Monday, December 1, 2008

Homemade Cream Cheese

Homemade cream cheese is so rewarding to make. It's easy, it's fast, it's pretty much 'zero' on the effort scale. Best of all, it's delicious. If you make your own yoghurt, just whip up some extra in your next batch for this recipe. If you don't make your own yoghurt, a good quality, organic, whole milk yoghurt is what you'll need to get. You should be able to find one that is not homogenized - buy that one.

It's nice to have a container of this cream cheese in your fridge. My kids like to come home from school and put a good size dollop on some sourdough bread with a little bit of raw honey on top. I just like to eat a spoonful whenever the desire so compels me.

Homemade Cream Cheese
  • 1 litre of raw or unhomogenized, organic, whole yoghurt
  • cheesecloth
  • sea salt
Place a sieve over a large bowl, line it with the cheesecloth (folder over a couple of times) and pour in your yoghurt.

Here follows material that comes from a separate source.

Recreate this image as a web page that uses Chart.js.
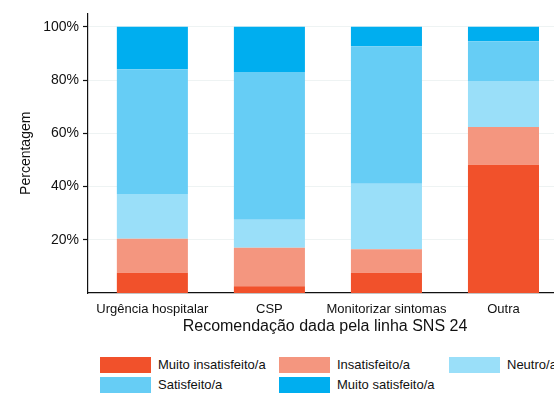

Allow to drain for a couple of hours on your countertop. After a couple of hours take a large wooden spoon (longer than the width of your bowl) and tie the cheesecloth to it tightly. Remove the sieve. Leave the yoghurt dangling above the bowl for about 6 more hours or overnight. 

You'll notice a clear liquid in the bottom of the bowl. This is the 'whey' that has separated from curd. Don't throw this away. You can put it in a jar and keep it for a couple of months. Use it to make cultured vegetables. 

When your yoghurt is done hanging about, give it a good squeeze and untie it. Scrape out the now cream cheese into a glass container, mix in a bit of sea salt to taste, and keep it covered in the fridge.  

There you have it - cream cheese without all of that chemical grossness.  In fact, what you have is a healthy cream cheese loaded with probiotic goodness. See, I told you it was easy!